Organizer moves Christian workshop from Kansas House

? The organizer of a training workshop for dozens of evangelical pastors and church leaders said Wednesday that he has moved the event out of the Kansas House because of the expected number participants, but he rejected a national group’s charge that it would improperly mix government with religion.

Organizer Dave DePue said the three-day “transforming revival” workshop will be held this week at the Topeka Performing Arts Center, a few blocks from the Statehouse, because 180 people want to participate, more than the floor of the House chamber can accommodate comfortably.

The Rev. Barry Lynn, executive director of the Washington-based group Americans for Separation of Church and State, had criticized the event, saying he has never heard of a working legislative chamber in a statehouse being used to promote Christianity or any religion.

“This is almost like turning the seat of government over temporarily to a religious group,” said Lynn, an ordained United Church of Christ minister. “It’s startling to me to even hear about it.”

DePue said the event won’t have a political agenda but focus on helping pastors and other church leaders strengthen community work in tough economic times. He is state director for Capitol Commission, a Raleigh, N.C., nonprofit group that puts pastors in Statehouses to advise policymakers.

“I wouldn’t last a day up here if I got political,” said DePue, who frequently visits the Statehouse. “The whole purpose is to help families, churches and communities.”

Organizers of the event in the House chamber describe it as a “beginner’s course” for Christians interested in transforming their community through a spiritual revival. Workshop sessions are scheduled for Thursday and Friday evening and all day Saturday, with participants paying $100 per person or $190 per couple.

Legislators have allowed Christian prayer meetings at the Statehouse regularly in recent years, and Gov. Sam Brownback has been a visible participant in National Day of Prayer events the past two years. DePue said Brownback was set to welcome the workshop participants to Topeka.

Also, the state’s Roman Catholic bishops sponsored a rally in June against a federal mandate for health insurance coverage of birth control, drawing thousands of participants. The Statehouse occasionally has been the site of weddings and, in at least one case in recent years, the Senate had a memorial in its chamber for a member who’d died.

But the Legislature’s staff couldn’t remember a case in at least 15 years of an event like the workshop being scheduled for one of the two chambers.

Such workshops are a program of The Sentinel Group, of Lynwood, Wash. On its website, the group calls itself a research agency “helping the Church pray knowledgeably for end-time global evangelization” and promoting “genuine revival and societal transformation.” Its president is listed as teaching the Kansas workshop.

The Legislature’s policies allow nonprofit groups to use committee rooms and the House or Senate chamber if at least one lawmaker sponsors the event. The policies don’t preclude events with religious themes but say a group generally can’t limit participation based on race, ethnicity, religion or gender, and the event is supposed to educate participants about the legislative process.
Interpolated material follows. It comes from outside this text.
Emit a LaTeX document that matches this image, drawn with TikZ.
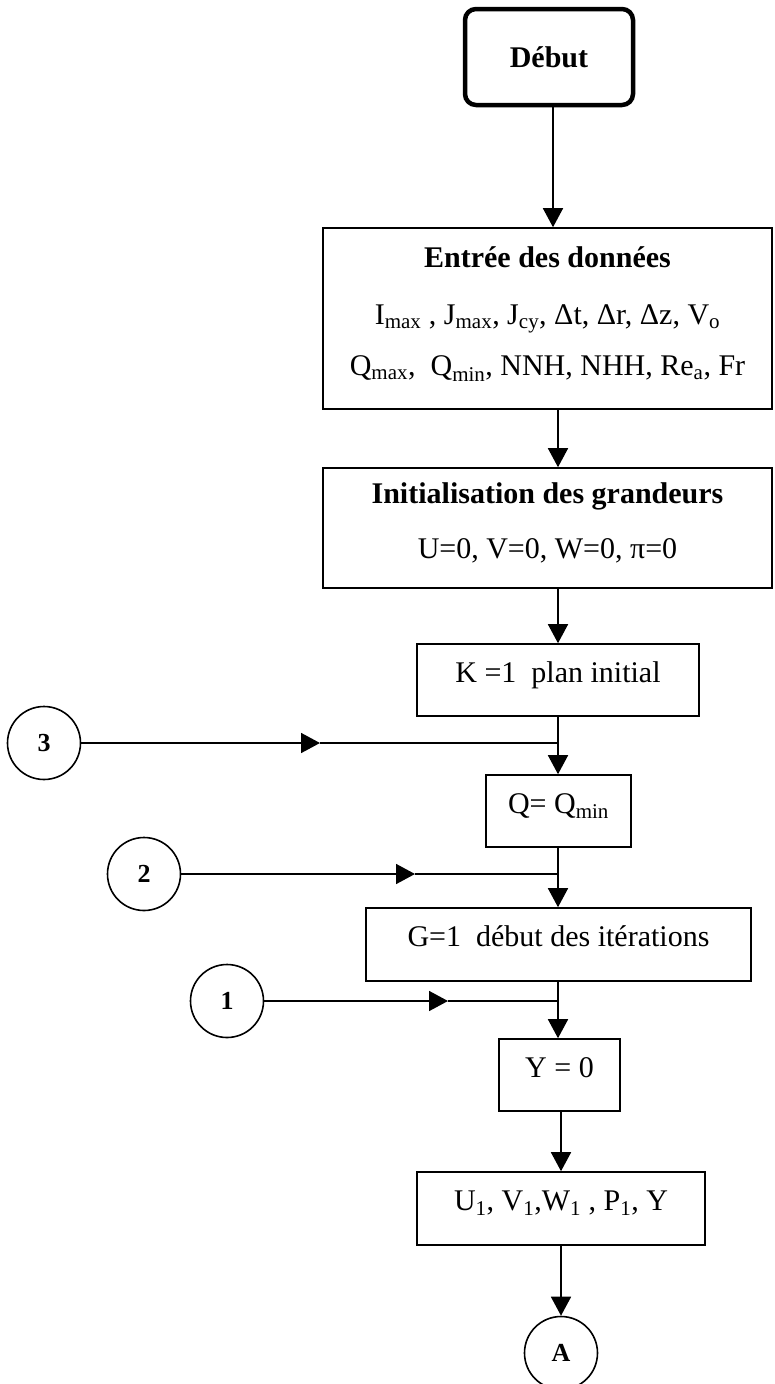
\documentclass[tikz,border=0pt]{standalone}
\usepackage{fontspec}
\setmainfont{Liberation Serif}
\usetikzlibrary{positioning}
\usetikzlibrary{arrows.meta}

\begin{document}
\begin{tikzpicture}[x = 1pt, y = -1pt,
		bloc/.style = {draw, rectangle, line width = 1.6pt, inner sep = 0pt, font = \fontsize{30}{36}\selectfont},
		ligne/.style = {text height = 22pt, text depth = 18pt},
		renvoi/.style = {draw, circle, line width = 1.6pt, minimum size = 73pt, inner sep = 0pt, font = \fontsize{26}{30}\selectfont\bfseries},
		fleche/.style = {line width = 1.6pt, -{Triangle[length = 19pt, width = 20pt]}},
		trait/.style = {line width = 1.6pt}]
	\useasboundingbox (0, 0) rectangle (774, 1384);
	\node[bloc, rounded corners = 11pt, line width = 4.5pt, minimum width = 168pt, minimum height = 96pt, font = \fontsize{30}{36}\selectfont\bfseries] (debut) at (549, 57) {Début};
	\node[bloc, align = center, minimum width = 449pt, minimum height = 181pt] (entree) at (547.5, 318.5) {\textbf{Entrée des données}\\[21pt]I\textsubscript{max} , J\textsubscript{max}, J\textsubscript{cy}, Δt, Δr, Δz, V\textsubscript{o}\\[15pt]Q\textsubscript{max}, \ Q\textsubscript{min}, NNH, NHH, Re\textsubscript{a}, Fr\\[-22pt]};
	\node[bloc, align = center, minimum width = 449pt, minimum height = 120pt] (init) at (547.5, 528) {\textbf{Initialisation des grandeurs}\\[19pt]U=0, V=0, W=0, π=0\\[-22pt]};
	\node[bloc, ligne, minimum width = 282pt, minimum height = 72pt] (plan) at (558, 680) {K =1 \ plan initial};
	\node[bloc, ligne, minimum width = 145pt, minimum height = 72pt] (debit) at (558.5, 811) {Q= Q\textsubscript{min}};
	\node[bloc, ligne, minimum width = 385pt, minimum height = 73pt] (iter) at (558.5, 944.5) {G=1 \ début des itérations};
	\node[bloc, ligne, minimum width = 121pt, minimum height = 72pt] (zero) at (559.5, 1075) {Y = 0};
	\node[bloc, ligne, minimum width = 288pt, minimum height = 73pt] (calcul) at (561, 1208.5) {U\textsubscript{1}, V\textsubscript{1},W\textsubscript{1} , P\textsubscript{1}, Y};
	\node[renvoi] (suite) at (561, 1353) {A};
	\node[renvoi] (r3) at (44, 743) {3};
	\node[renvoi] (r2) at (144, 874) {2};
	\node[renvoi] (r1) at (227, 1001) {1};
	\coordinate (j3) at (558, 743);
	\coordinate (j2) at (558, 874);
	\coordinate (j1) at (558, 1001);
	\coordinate (f3) at (320, 743);
	\coordinate (f2) at (415, 874);
	\coordinate (f1) at (448, 1001);
	\draw[fleche] ([xshift = 4pt]debut.south) -- ([xshift = 4pt]debut.south |- entree.north);
	\draw[fleche] (entree.south -| plan) -- (init.north -| plan);
	\draw[fleche] (init.south -| plan) -- (plan.north);
	\draw[fleche] (plan) -- (debit.north -| plan);
	\draw[fleche] (debit.south -| plan) -- (iter.north -| plan);
	\draw[fleche] (iter.south -| plan) -- (zero.north -| plan);
	\draw[fleche] (zero.south -| calcul) -- (calcul);
	\draw[fleche] (calcul) -- (suite);
	\draw[fleche] (r3) -- (f3);
	\draw[trait] (f3) -- (j3);
	\draw[fleche] (r2) -- (f2);
	\draw[trait] (f2) -- (j2);
	\draw[fleche] (r1) -- (f1);
	\draw[trait] (f1) -- (j1);
\end{tikzpicture}
\end{document}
DePue sought the use of the House chamber in May — because, he said, the event is drawing people from across the state. In considering whether to schedule an event in the House or Senate chamber, the Legislature’s staff asks its top leaders whether any of them object, giving them a few days to respond. In the House, none objected to the workshop when notified by letter in July.

The event’s legislative sponsor is House Majority Leader Arlen Siegfreid, an Olathe Republican, who this year sponsored an unsuccessful proposal to set aside space in the Statehouse for meditation or prayer. He said the event is little different than those sponsored at the Statehouse by other outside groups and will give participants a chance to learn about state government.

“This is a group of people who want to use the House, like a lot of independent groups,” he said. “What it is not is a religious meeting. They may pray, but we pray.”